Making more room for the faithful
As the Muslim population in Hong Kong rapidly expands, the Islamic community is desperately trying to increase the size of its prayer halls and create new places of worship.
At the Kowloon Mosque in Tsim Sha Tsui, ambitious renovations are under way; about 30 per cent of the work has been done. Chief imam Muhammad Arshad said he hoped the remainder of the work to expand the prayer area would be finished by Ramadan in October.
The mosque was originally built more than 100 years ago and was rebuilt in 1984. The wadu, or the area where worshippers wash before prayer, is being moved to expand the prayer area and accommodate another 900 people.

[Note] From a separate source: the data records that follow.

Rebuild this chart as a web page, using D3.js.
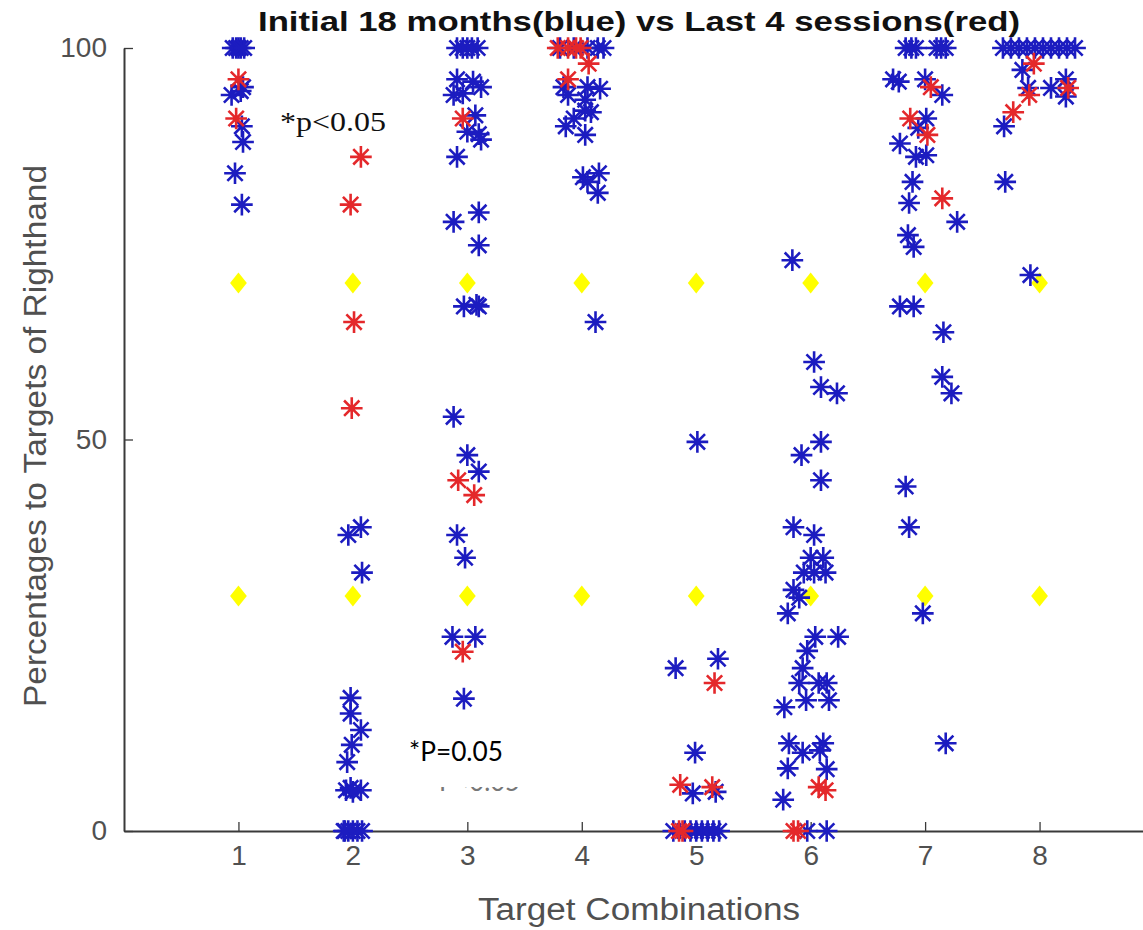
<!DOCTYPE html>
<html>
<head>
<meta charset="utf-8">
<script src="https://cdn.jsdelivr.net/npm/d3@7"></script>
<style>
  body { margin: 0; background: #fff; }
  svg { display: block; font-family: "Liberation Sans", Arial, sans-serif; }
</style>
</head>
<body>
<div id="chart"></div>
<script>
// categories on the x axis and the two chance levels (yellow diamonds)
const categories = [1, 2, 3, 4, 5, 6, 7, 8]
const yTicks = [0, 50, 100]
const chanceLevels = [30, 70]

// initial 18 months - [jittered category, percent]
const blueSeries = [
  [0.95, 100], [0.98, 100], [1.0, 100], [1.02, 100], [1.05, 100],
  [0.94, 94], [1.02, 94.5], [1.04, 95], [1.03, 90], [1.04, 88], [0.97, 84], [1.03, 80],
  [1.96, 37.8], [2.07, 38.8], [2.08, 33], [1.98, 17], [1.98, 15], [2.07, 12.9], [1.99, 11],
  [1.95, 8.8], [1.94, 5.2], [1.98, 5.5], [2.0, 5], [2.07, 5.2],
  [1.92, 0], [1.96, 0], [2.0, 0], [2.04, 0], [2.08, 0], [1.93, 0],
  [2.91, 100], [2.96, 100], [3.0, 100], [3.04, 100], [3.09, 100],
  [2.91, 96], [3.05, 95.7], [3.12, 95], [2.88, 94], [2.96, 94.2], [3.07, 91.4], [3.0, 89.3],
  [3.12, 88.3], [3.1, 89], [2.91, 86.1], [2.88, 77.8], [3.1, 79], [3.1, 74.8],
  [2.97, 67], [3.1, 67], [3.08, 67.2], [2.88, 52.9], [3.0, 48], [3.1, 45.9], [2.91, 37.8],
  [2.98, 34.9], [2.87, 24.8], [3.07, 24.8], [2.97, 16.9],
  [3.81, 100], [3.93, 100], [4.05, 100], [4.14, 100], [4.19, 100],
  [3.84, 95], [4.05, 95], [4.16, 94.8], [3.88, 94], [4.03, 93.4], [4.03, 92], [4.08, 91.8],
  [3.93, 91], [3.86, 90], [4.03, 88.9], [4.01, 83.5], [4.15, 84], [4.05, 82.9], [4.14, 81.5],
  [4.12, 65],
  [5.01, 49.7], [4.82, 20.8], [5.19, 22], [4.99, 10], [4.97, 4.8], [5.17, 5],
  [4.8, 0], [4.9, 0], [4.95, 0], [5.0, 0], [5.05, 0], [5.1, 0], [5.15, 0], [5.2, 0],
  [5.84, 72.9], [6.03, 59.9], [6.09, 56.7], [6.23, 55.9], [6.09, 49.7], [5.92, 48], [6.09, 44.8],
  [5.85, 38.8], [6.03, 37.8], [6.0, 34.9], [6.11, 34.9], [5.94, 33], [6.03, 33], [6.13, 33],
  [5.85, 30.8], [5.9, 29.8], [5.8, 27.8], [6.04, 24.8], [6.24, 24.8], [5.97, 23], [5.93, 20.8],
  [5.9, 18.9], [6.07, 18.9], [6.14, 18.9], [5.96, 16.7], [6.16, 16.7], [5.77, 15.8],
  [5.81, 11.2], [6.11, 11.2], [5.93, 10], [6.08, 10.3], [5.8, 8], [6.14, 7.9], [5.76, 4],
  [5.97, 0], [6.14, 0],
  [6.83, 100], [6.88, 100], [6.92, 100], [7.1, 100], [7.14, 100], [7.18, 100],
  [6.77, 95.7], [6.72, 96], [7.0, 96], [7.15, 94], [7.01, 91], [6.94, 89.8], [6.78, 87.8],
  [6.92, 86.1], [7.01, 86.3], [6.89, 82.9], [6.86, 80.2], [7.28, 77.8], [6.85, 76.1], [6.9, 74.6],
  [6.78, 67], [6.9, 67], [7.16, 63.7], [7.15, 58], [7.23, 55.9], [6.83, 44], [6.86, 38.8],
  [6.98, 27.8], [7.18, 11.2],
  [7.68, 100], [7.75, 100], [7.82, 100], [7.89, 100], [7.96, 100], [8.03, 100], [8.1, 100],
  [8.17, 100], [8.24, 100], [8.31, 100],
  [7.85, 97.2], [7.9, 94.9], [8.1, 94.9], [8.23, 96], [8.23, 93.8], [7.69, 90], [7.7, 82.9],
  [7.92, 71]
]

// last 4 sessions
const redSeries = [
  [1.0, 96], [0.98, 91],
  [2.07, 86.1], [1.98, 80], [2.01, 65], [1.99, 54],
  [2.96, 91], [2.92, 44.8], [3.06, 42.9], [2.96, 22.9],
  [3.79, 100], [3.88, 100], [3.95, 100], [3.99, 100], [4.06, 98], [3.88, 96],
  [5.16, 18.9], [4.86, 5.9], [5.14, 5.6], [4.88, 0], [4.85, 0],
  [6.07, 5.6], [6.13, 5.2], [5.85, 0], [5.89, 0],
  [7.05, 95], [6.87, 91], [7.02, 88.9], [7.15, 80.8],
  [7.95, 98], [7.91, 94], [8.25, 94.9], [7.77, 91.8]
]

const width = 1143
const height = 930
const textGray = '#505050'
const axisColor = '#3a3a3a'

const svg = d3.select('#chart').append('svg')
  .attr('width', width)
  .attr('height', height)

const x = d3.scaleLinear().domain([0, 9]).range([124, 1154])
const y = d3.scaleLinear().domain([0, 100]).range([831, 48])

// matlab style '*' marker: plus and cross together
const asterisk = {
  draw(context, size) {
    const r = Math.sqrt(size) / 2
    const d = r * Math.SQRT1_2
    context.moveTo(-r, 0); context.lineTo(r, 0)
    context.moveTo(0, -r); context.lineTo(0, r)
    context.moveTo(-d, -d); context.lineTo(d, d)
    context.moveTo(-d, d); context.lineTo(d, -d)
  }
}

// wider diamond than d3.symbolDiamond
const fatDiamond = {
  draw(context, size) {
    const h = Math.sqrt(size) / 2
    const w = h * 0.8
    context.moveTo(0, -h)
    context.lineTo(w, 0)
    context.lineTo(0, h)
    context.lineTo(-w, 0)
    context.closePath()
  }
}

// axes
const yAxis = d3.axisLeft(y).tickValues(yTicks).tickSizeInner(-9).tickSizeOuter(0).tickPadding(17)
const xAxis = d3.axisBottom(x).tickValues(categories).tickSizeInner(-9).tickSizeOuter(0).tickPadding(14)

const gy = svg.append('g').attr('transform', `translate(${x(0)},0)`).call(yAxis)
const gx = svg.append('g').attr('transform', `translate(0,${y(0)})`).call(xAxis)

;[gx, gy].forEach(g => {
  g.select('.domain').attr('stroke', axisColor).attr('stroke-width', 2)
  g.selectAll('.tick line').attr('stroke', axisColor).attr('stroke-width', 1.3)
  g.selectAll('.tick text')
    .attr('fill', textGray)
    .style('font-size', '28px')
    .style('font-family', '"Liberation Sans", Arial, sans-serif')
})

// chance levels
const levelPoints = chanceLevels.flatMap(l => categories.map(c => [c, l]))
svg.append('g')
  .selectAll('path')
  .data(levelPoints)
  .enter()
  .append('path')
  .attr('transform', d => `translate(${x(d[0])},${y(d[1])})`)
  .attr('d', d3.symbol(fatDiamond, 440))
  .attr('fill', '#ffff00')

// blue then red on top
const drawStars = (data, color) => {
  svg.append('g')
    .selectAll('path')
    .data(data)
    .enter()
    .append('path')
    .attr('transform', d => `translate(${x(d[0])},${y(d[1])})`)
    .attr('d', d3.symbol(asterisk, 470))
    .attr('fill', 'none')
    .attr('stroke', color)
    .attr('stroke-width', 2.6)
}
drawStars(blueSeries, '#1c1cc0')
drawStars(redSeries, '#e4282b')

// title and axis labels
svg.append('text')
  .attr('x', 639).attr('y', 31)
  .attr('text-anchor', 'middle')
  .attr('textLength', 762)
  .attr('lengthAdjust', 'spacingAndGlyphs')
  .style('font-size', '28px')
  .style('font-weight', 'bold')
  .attr('fill', '#111')
  .text('Initial 18 months(blue) vs Last 4 sessions(red)')

svg.append('text')
  .attr('x', 639).attr('y', 920)
  .attr('text-anchor', 'middle')
  .attr('textLength', 322)
  .attr('lengthAdjust', 'spacingAndGlyphs')
  .style('font-size', '31px')
  .attr('fill', textGray)
  .text('Target Combinations')

svg.append('text')
  .attr('transform', 'translate(46,436) rotate(-90)')
  .attr('text-anchor', 'middle')
  .attr('textLength', 542)
  .attr('lengthAdjust', 'spacingAndGlyphs')
  .style('font-size', '31px')
  .attr('fill', textGray)
  .text('Percentages to Targets of Righthand')

// significance notes
svg.append('text')
  .attr('x', 280).attr('y', 131)
  .attr('textLength', 106)
  .attr('lengthAdjust', 'spacingAndGlyphs')
  .style('font-family', '"Liberation Serif", "Times New Roman", serif')
  .style('font-size', '27px')
  .attr('fill', '#111')
  .text('*p<0.05')

// old label mostly hidden under a white box
svg.append('text')
  .attr('x', 428).attr('y', 791)
  .attr('textLength', 92)
  .attr('lengthAdjust', 'spacingAndGlyphs')
  .style('font-family', 'Lato, "Noto Sans", sans-serif')
  .style('font-size', '27px')
  .attr('fill', '#777')
  .text('*P<0.05')
svg.append('rect')
  .attr('x', 398).attr('y', 728)
  .attr('width', 140).attr('height', 59)
  .attr('fill', '#fff')

svg.append('text')
  .attr('x', 409).attr('y', 761)
  .attr('textLength', 94)
  .attr('lengthAdjust', 'spacingAndGlyphs')
  .style('font-family', 'Lato, "Noto Sans", sans-serif')
  .style('font-size', '27px')
  .attr('fill', '#000')
  .text('*P=0.05')
</script>
</body>
</html>
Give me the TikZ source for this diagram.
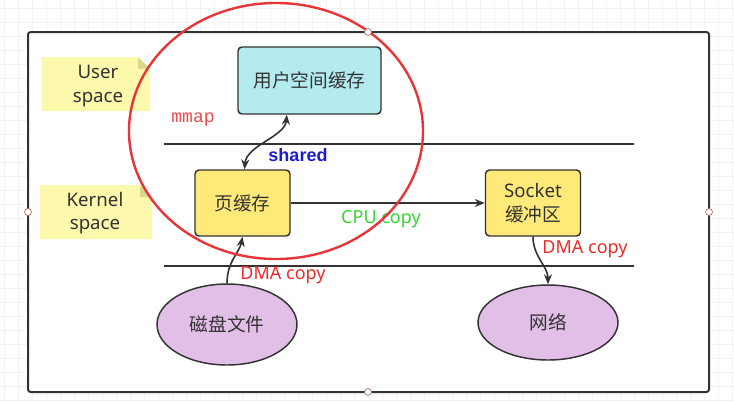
\documentclass[tikz,border=0pt]{standalone}
\usepackage{fontspec}
\setmainfont{Noto Sans}
\newfontfamily\cjk{Noto Sans CJK SC}
\newfontfamily\mono{Liberation Mono}
\newfontfamily\heavy{Liberation Sans}
\usetikzlibrary{arrows.meta}
\usetikzlibrary{shapes.geometric}
\definecolor{textgray}{HTML}{333333}
\definecolor{linegray}{HTML}{333333}
\definecolor{notefill}{HTML}{FCF8AC}
\definecolor{foldfill}{HTML}{D8D78C}
\definecolor{userfill}{HTML}{B3EBEF}
\definecolor{pagefill}{HTML}{FFE978}
\definecolor{diskfill}{HTML}{E1BFE6}
\definecolor{ringred}{HTML}{E8353A}
\definecolor{labelred}{HTML}{EE2A2A}
\definecolor{labelgreen}{HTML}{33D633}
\definecolor{labelblue}{HTML}{1C1CCC}
\tikzset{buffer/.style={draw=linegray, line width=1.1pt, rounded corners=3pt,
                        text=textgray, align=center, inner sep=0pt,
                        font=\fontsize{14}{18}\selectfont}}
\tikzset{device/.style={ellipse, draw=linegray, line width=1.1pt, fill=diskfill,
                        text=textgray, inner sep=0pt,
                        font=\fontsize{14}{18}\selectfont\cjk}}
\tikzset{link/.style={draw=linegray, line width=1.2pt}}

\begin{document}
\begin{tikzpicture}
    [
      x=0.75pt, y=-0.75pt,
      tag/.style = {font=\fontsize{13.5}{16}\selectfont, inner sep=0pt},
      notetext/.style = {text=textgray, align=center, font=\fontsize{14}{17.5}\selectfont},
      handle/.style = {draw=ringred!60!black!70, fill=white, line width=0.5pt},
      tip/.style = {-{Stealth[length=7.5pt,width=6pt]}},
    ]
    \useasboundingbox (0,0) rectangle (734,401);

    % background grid
    \foreach \x in {4,18,...,734}
      \draw[black!5, line width=0.4pt] (\x,0) -- (\x,401);
    \foreach \y in {8,22,...,401}
      \draw[black!5, line width=0.4pt] (0,\y) -- (734,\y);

    % frame
    \draw[fill=white, draw=linegray, line width=1.5pt, rounded corners=2pt] (28,32) rectangle (709,392);

    % separators
    \draw[linegray, line width=1.1pt] (164,144) -- (634,144);
    \draw[linegray, line width=1.1pt] (164,266) -- (634,266);

    % notes
    \fill[notefill] (42,57) -- (138,57) -- (150,69) -- (150,111) -- (42,111) -- cycle;
    \fill[foldfill] (138,57) -- (150,69) -- (138,69) -- cycle;
    \node[notetext] (usernote) at (98,86) {User\\space};

    \fill[notefill] (40,185) -- (140,185) -- (152,197) -- (152,239) -- (40,239) -- cycle;
    \fill[foldfill] (140,185) -- (152,197) -- (140,197) -- cycle;
    \node[notetext] (kernelnote) at (95,213) {Kernel\\space};

    % buffers
    \node[buffer, fill=userfill, minimum width=107.25pt, minimum height=50.25pt] (userbuf) at (309.5,80.5) {\cjk 用户空间缓存};
    \node[buffer, fill=pagefill, minimum width=71.25pt, minimum height=49.5pt] (pagecache) at (242.5,203) {\cjk 页缓存};
    \node[buffer, fill=pagefill, minimum width=71.25pt, minimum height=49.5pt] (sockbuf) at (533,203) {Socket\\{\cjk 缓冲区}};

    % devices
    \node[device, minimum width=105pt, minimum height=60.75pt] (disk) at (227,324.5) {磁盘文件};
    \node[device, minimum width=105pt, minimum height=56.25pt] (net) at (548,322.5) {网络};

    % copies
    \draw[link, {Stealth[length=7.5pt,width=6pt]}-{Stealth[length=7.5pt,width=6pt]}]
      ([xshift=1.5pt]pagecache.north) .. controls +(2,-24) and +(-2,22) .. ([xshift=-17pt]userbuf.south);
    \draw[link, tip] (pagecache.east) -- (sockbuf.west);
    \draw[link, tip] (disk.north) .. controls +(0,-22) and +(-3,16) .. (pagecache.south);
    \draw[link, tip] (sockbuf.south) .. controls +(0,20) and +(0,-18) .. (net.north);

    % labels
    \node[tag, text=labelred!85!white, font=\fontsize{13.5}{16}\selectfont\mono] (mmaplbl) at (193,120) {mmap};
    \node[tag, text=labelblue, font=\fontsize{13.5}{16}\selectfont\heavy\bfseries] (sharedlbl) at (298,155) {shared};
    \node[tag, text=labelgreen] (cpulbl) at (381,219) {CPU copy};
    \node[tag, text=labelred] (dmadisk) at (283,275) {DMA copy};
    \node[tag, text=labelred] (dmanet) at (585,249) {DMA copy};

    % mmap ring
    \draw[ringred, line width=1.8pt] (276,131) ellipse [x radius=147, y radius=128];

    % handles
    \foreach \p in {(368,32),(28,212),(709,212),(368,392)}
      \draw[handle] \p circle [radius=2.6pt];

  \end{tikzpicture}
\end{document}
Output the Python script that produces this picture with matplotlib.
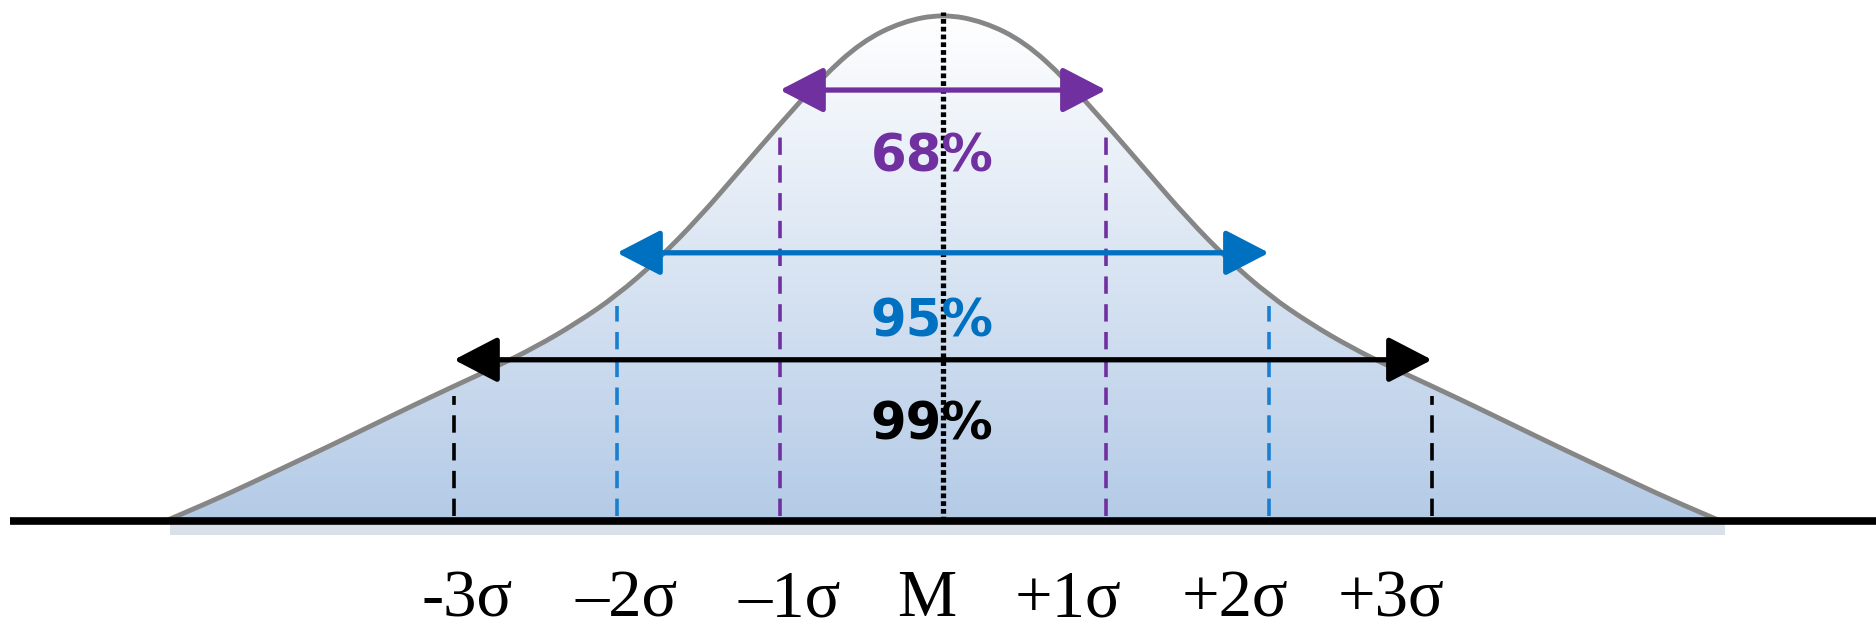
import numpy as np
import matplotlib.pyplot as plt
from matplotlib.colors import LinearSegmentedColormap
from matplotlib.patches import FancyArrowPatch, PathPatch
from matplotlib.path import Path

plt.rcParams['lines.scale_dashes'] = False

# bell curve (x in sigma units, height relative to peak)
curve_x = [-4.77, -4.5, -4.25, -4.0, -3.75, -3.5, -3.25, -3.0, -2.75, -2.5, -2.25,
           -2.0, -1.75, -1.5, -1.25, -1.0, -0.75, -0.5, -0.25, 0.0,
           0.25, 0.5, 0.75, 1.0, 1.25, 1.5, 1.75, 2.0, 2.25, 2.5, 2.75,
           3.0, 3.25, 3.5, 3.75, 4.0, 4.25, 4.5, 4.77]
curve_h = [0.0, 0.037, 0.074, 0.112, 0.150, 0.189, 0.228, 0.266, 0.303, 0.343, 0.39,
           0.445, 0.515, 0.597, 0.69, 0.783, 0.872, 0.945, 0.985, 1.0,
           0.985, 0.945, 0.872, 0.783, 0.69, 0.597, 0.515, 0.445, 0.39, 0.343, 0.303,
           0.266, 0.228, 0.189, 0.150, 0.112, 0.074, 0.037, 0.0]

sigma_ticks = [-3, -2, -1, 0, 1, 2, 3]
tick_labels = ['-3σ', '–2σ', '–1σ', 'M', '+1σ', '+2σ', '+3σ']

bands = [1, 2, 3]
band_labels = ['68%', '95%', '99%']
band_colors = ['#7030A0', '#0070C0', '#000000']
dash_colors = ['#7030A0', '#1a7fd0', '#000000']

# layout
arrow_y = [0.85, 0.529, 0.318]
label_y = [0.716, 0.392, 0.189]
tick_shift = [0.08, 0.06, 0.06, -0.10, -0.23, -0.21, -0.25]

fig = plt.figure(figsize=(18.76, 6.29), dpi=100)
ax = fig.add_axes([0, 0, 1, 1])
ax.set_xlim(-5.785, 5.724)
ax.set_ylim(-0.213, 1.0276)
ax.axis('off')

cx = np.array(curve_x)
ch = np.array(curve_h)
pts = np.column_stack([cx, ch])

# smooth quadratic bezier through the read points
verts = [pts[0]]
codes = [Path.MOVETO]
for i in range(1, len(pts) - 2):
    verts += [pts[i], (pts[i] + pts[i + 1]) / 2]
    codes += [Path.CURVE3, Path.CURVE3]
verts += [pts[-2], pts[-1]]
codes += [Path.CURVE3, Path.CURVE3]
curve_path = Path(verts, codes)
fill_path = Path(verts + [pts[0]], codes + [Path.CLOSEPOLY])

# gradient fill under the curve
blues = LinearSegmentedColormap.from_list('bl', ['#b3cae6', '#ffffff'])
grad = np.linspace(0, 1, 256).reshape(-1, 1)
clip = PathPatch(fill_path, facecolor='none', edgecolor='none')
ax.add_patch(clip)
im = ax.imshow(grad, cmap=blues, aspect='auto', origin='lower',
               extent=[cx.min(), cx.max(), -0.01, 1.0], zorder=1)
im.set_clip_path(clip)

# faint shadow under the baseline
ax.fill_between([cx.min() + 0.03, cx.max() + 0.03], -0.028, -0.005,
                color='#c9d3e0', alpha=0.7, lw=0, zorder=1)

ax.add_patch(PathPatch(curve_path, facecolor='none', edgecolor='#868686',
                       lw=3.5, zorder=3, capstyle='round'))

# baseline
ax.plot([-5.724, 5.724], [0, 0], color='black', lw=5.5, zorder=5, solid_capstyle='butt')

# dashed sigma lines
for b, col in zip(bands, dash_colors):
    for s in (-b, b):
        top = np.interp(s, cx, ch) - 0.02
        ax.plot([s, s], [0.01, top], color=col, lw=2.6, zorder=4,
                dashes=(12.5, 7.5))

# mean line
ax.plot([0, 0], [0, 1.004], color='black', lw=3.8, zorder=4, dashes=(3.4, 2.2))

# range arrows and percentages
for b, lab, col, ay, ly in zip(bands, band_labels, band_colors, arrow_y, label_y):
    arr = FancyArrowPatch((-b, ay), (b, ay),
                          arrowstyle='<|-|>,head_length=2.7,head_width=1.4',
                          mutation_scale=10, color=col, lw=3.8,
                          shrinkA=0, shrinkB=0, zorder=6)
    ax.add_patch(arr)
    ax.text(-0.067, ly, lab, color=col, fontsize=37, fontweight='bold',
            ha='center', va='center', family='DejaVu Sans', zorder=7)

for s, lab, dx in zip(sigma_ticks, tick_labels, tick_shift):
    ax.text(s + dx, -0.188, lab, fontsize=48, family='Liberation Serif',
            ha='center', va='baseline', color='black')

fig.savefig('out.png', dpi=100)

'On Friday and on religious days, we find it very hard to accommodate everyone, that's why we saw a need to expand,' said Saeed Uddin, honorary secretary of the Incorporated Trustees of Islamic Community Fund of Hong Kong.
The Kuwaiti consulate in Hong Kong is a major contributor to the funds to renovate the mosque. Its donations were especially welcome following a massive drop in contributions from overseas due to an international clampdown on the movement of suspected terrorists' funds. Organisations or individuals donating money to overseas Muslim groups are finding themselves under close scrutiny.
A mosque to cater for Muslims of all branches of Islam is being planned for Sheung Shui. After overcoming years of opposition from local residents, it seems the plans may finally go ahead after the Lands Department granted the land to the United Muslim Association of Hong Kong to build the mosque.
Funding problems may lead to delays but the association remains confident that a mosque for the New Territories' 7,000 Muslims will eventually become a reality.